What is an object you treasure that you got from your father?

the chair
My mother died in a car accident in 1989, and when my father got older he told my siblings and me that if there was anything in the house that we wanted, we should take it. There is one chair that he and mom owned that had always fascinated me as it was solid wood and had a face carved in the back of it. I've never seen anything like it before or since. Even better, it had a great story behind it.

In 1944 my dad was stationed at Jefferson Barracks in St. Louis. My mom, who was expecting a baby, and their 2 year old son Roy were with him. Dad received orders to ship off to Chabua, India, so he moved his family back to Cincinnati. They took up residence with my maternal grandparents. One day dad received a letter from mom telling him that the Koch's house was for sale, and asked if she should buy it. The Koch's lived right next door to Mike and Mayme Crusham, so she wouldn't have to move far. Before dad even had a chance to reply, he got another letter telling him, "I bought the Koch house!"

August and Louisa Koch left a few pieces of furniture in the house, including the above-mentioned chair. She told mom that the chair was 100 years old at that time. The chair moved with mom and dad from Cincinnati to Chicago, then to Des Moines, and then back to Cincinnati. After its final move, dad refinished the chair, removing the heavy, dark stain replacing it with a warm oak finish. Those of us who watch Antiques Roadshow know that the appraisers cringe when the original patina is removed from an old piece of furniture, but I have to say the results brought out the beauty of the wood grain as well as the features of the face.

As my husband and I live in a 1902 house that is filled with antiques, I told dad that I would like the chair. None of my siblings collect antiques or seemed interested in it. But dad would not allow me to take the chair. He said that Aunt Marie (my mom's older sister) liked to sit in it when she came over for a visit.

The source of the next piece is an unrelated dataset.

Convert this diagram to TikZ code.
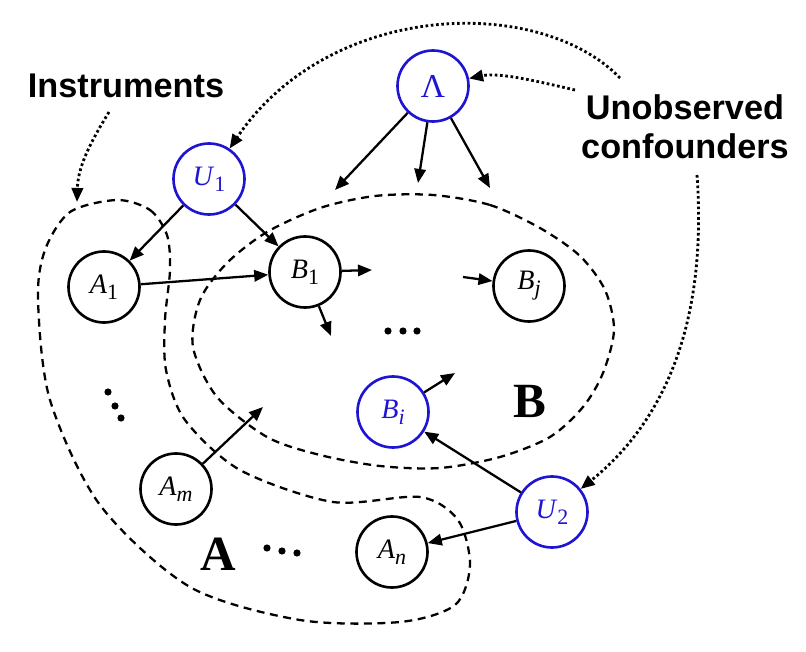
\documentclass[tikz,border=0pt]{standalone}
\usepackage{fontspec}
\setmainfont{Liberation Serif}
\newfontfamily\labelfont{Liberation Sans}
\usetikzlibrary{arrows.meta}
\definecolor{nodeblue}{RGB}{30,20,210}
\newcommand\varlab[2]{\textit{#1}\raisebox{-0.45ex}{\fontsize{12.5}{13}\selectfont #2}}

\begin{document}
\begin{tikzpicture}[x=0.2mm,y=-0.2mm,
    var/.style={circle,draw,line width=1.5pt,minimum size=14.2mm,inner sep=0pt,font=\fontsize{16}{17}\selectfont},
    hidden/.style={var,draw=nodeblue,text=nodeblue},
    edge/.style={line width=1.3pt,-{Triangle[length=8pt,width=6.5pt]}},
    hint/.style={line width=1.6pt,dash pattern=on 1.5pt off 1.5pt,-{Triangle[length=8pt,width=6.5pt]}},
    group/.style={line width=1.3pt,dash pattern=on 4.5pt off 3.2pt},
    setname/.style={font=\fontsize{28}{30}\selectfont\bfseries},
    note/.style={font=\labelfont\bfseries\fontsize{19.5}{22}\selectfont,align=center}
  ]
  \useasboundingbox (0,0) rectangle (806,652);

  % sets A and B
  \draw[group] plot[smooth cycle] coordinates {(117,200) (150,210) (167,235) (170,270) (165,320) (166,370) (185,420) (240,470) (333,502) (420,497) (458,520) (470,565) (455,605) (400,622) (300,620) (190,587) (100,505) (50,400) (38,300) (45,250) (70,212)};
  \draw[group] plot[smooth cycle] coordinates {(433,195) (490,205) (540,228) (580,256) (605,290) (614,330) (603,373) (583,407) (550,437) (500,457) (440,468) (380,466) (320,455) (267,437) (217,397) (193,347) (200,300) (227,263) (267,232) (320,208) (375,196)};

  % variables
  \node[hidden,font=\fontsize{19}{20}\selectfont] (lam) at (433,86) {Λ};
  \node[hidden] (u1) at (209,179) {\varlab{U}{1}};
  \node[hidden] (u2) at (552,512) {\varlab{U}{2}};
  \node[hidden] (bi) at (393,412) {\varlab{B}{\textit{i}}};
  \node[var] (a1) at (104,287) {\varlab{A}{1}};
  \node[var] (am) at (176,489) {\varlab{A}{\textit{m}}};
  \node[var] (an) at (392,552) {\varlab{A}{\textit{n}}};
  \node[var] (b1) at (305,272) {\varlab{B}{1}};
  \node[var] (bj) at (529,286) {\varlab{B}{\textit{j}}};

  \node[setname] (setA) at (218,554) {A};
  \node[setname] (setB) at (530,401) {B};
  \node[note] (inst) at (126,86) {Instruments};
  \node[note] (conf) at (685,127) {Unobserved\\confounders};

  % dots
  \foreach \p in {(108,392),(115,406),(121,418),(388,331),(403,331),(417,331),(267,548),(282,551),(297,553)}
    \fill \p circle (3.6);

  % free arrow ends
  \coordinate (lamL) at (335,190);
  \coordinate (lamM) at (418,183);
  \coordinate (lamR) at (490,188);
  \coordinate (b1R) at (372,270);
  \coordinate (b1D) at (331,336);
  \coordinate (bjIn) at (463,277);
  \coordinate (biOut) at (455,373);
  \coordinate (amOut) at (263,407);

  \draw[edge] (lam) -- (lamL);
  \draw[edge] (lam) -- (lamM);
  \draw[edge] (lam) -- (lamR);
  \draw[edge] (u1) -- (a1);
  \draw[edge] (u1) -- (b1);
  \draw[edge] (a1) -- (b1);
  \draw[edge] (b1) -- (b1R);
  \draw[edge] (b1) -- (b1D);
  \draw[edge] (bjIn) -- (bj);
  \draw[edge] (bi) -- (biOut);
  \draw[edge] (am) -- (amOut);
  \draw[edge] (u2) -- (bi);
  \draw[edge] (u2) -- (an);

  % pointers from the labels
  \coordinate (confTL) at (620,78);
  \coordinate (confL) at (575,90);
  \coordinate (confB) at (697,175);
  \coordinate (instB) at (109,112);
  \coordinate (aTop) at (77,202);
  \draw[hint] (confTL) .. controls (540,-5) and (330,0) .. (u1);
  \draw[hint] (confL) .. controls (540,82) and (500,72) .. (lam);
  \draw[hint] (confB) .. controls (708,330) and (660,425) .. (u2);
  \draw[hint] (instB) .. controls (92,140) and (78,165) .. (aTop);
\end{tikzpicture}
\end{document}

It was not until after my dad died in 2004 that the chair made its final journey to our home in St. Louis. I proudly display it in our entry foyer. When a new antique store opened by our house offering free appraisals, I did not hesitate to take the chair in for her to take a look at it. She told me that the chair was from the 1850s (so Louisa Koch was pretty close in her assessment of the chair's age), and was referred to as a North Wind Chair. The face carved into the seat was not intended to scare small children but rather to dispel bad spirits. The appraiser was excited to see the chair as she had only read about them. When I asked her if dad had diminished the value by refinishing it, she agreed that it was always best to have it in its original state. But then she said to me, "Do you like it like this?" When I told her the wood of the chair and the detail is much prettier this way, she said, "That is all that matters." Too true - I love it and am happy to have it in my family and my home.

Saturday, October 7, 2017

Family Search 52 Stories Week 35

me with my brother Joe,
Christmas in Des Moines
Masochistic folks are already posting the dreaded "only X number of days left until Christmas." That made me think back on my days as a child when Santa was so anticipated. With that in mind, I chose the following as my writing prompt for this week

What was your favorite toy as a child?

When I was about 9 or 10 I received a Thumbelina doll as a present from Santa. The first Thumbelina doll was manufactured by Ideal Toy Corp. in 1961. She came in three sizes - OTT-14 (Tiny Thumbelina), OTT-16, and OTT-19. The numbers referred to the length of the doll, although the dolls are actually a little longer than their numbers would indicate. All the dolls moved their heads when a knob on the back of the doll was turned. Beginning in 1962, some of the dolls also cried. Thumbelina was Ideal's best-selling baby doll during the 1960s.

My doll was the OTT-19, and at 20" long she was roughly the size of a newborn baby. Her head moved, and she made a crying noise when you bent forward as if to lay her down, stopping when she was raised up. I was thrilled! If I had a baby doll before her, I can't remember it. There was just one problem with these dolls. Due to their size, normal doll clothes would not fit. Ideal offered some clothing for them, but they were expensive and out of the budget for my folks. Mom purchased real baby clothes instead, or she sewed outfits for my doll.

When I first brought my doll over to a neighbor girl's house, she told me I wasn't allowed to play with them because my doll was too big! I went home in tears. Isn't it strange how the hurtful words of someone you considered a friend can stick with you years later?

My affection for Thumbelina was not diminished, however, and I still have her to this day. She no longer cries, and the head motions are much slower when she is wound up. Like many aging ladies, she has lost a lot of her hair. I have her dressed in a newborn sleeper that was once filled with my daughter, and a crocheted sweater and hat that was lovingly stitched by my mother when I was expecting my first child. I have to say that it looks a little better on Thumbelina than it did on my son - haha.

In Thumbelina I'm reminded of the love of my parents, and days filled with a make-believe world when all I had to worry about was making sure that my precious doll was not crying.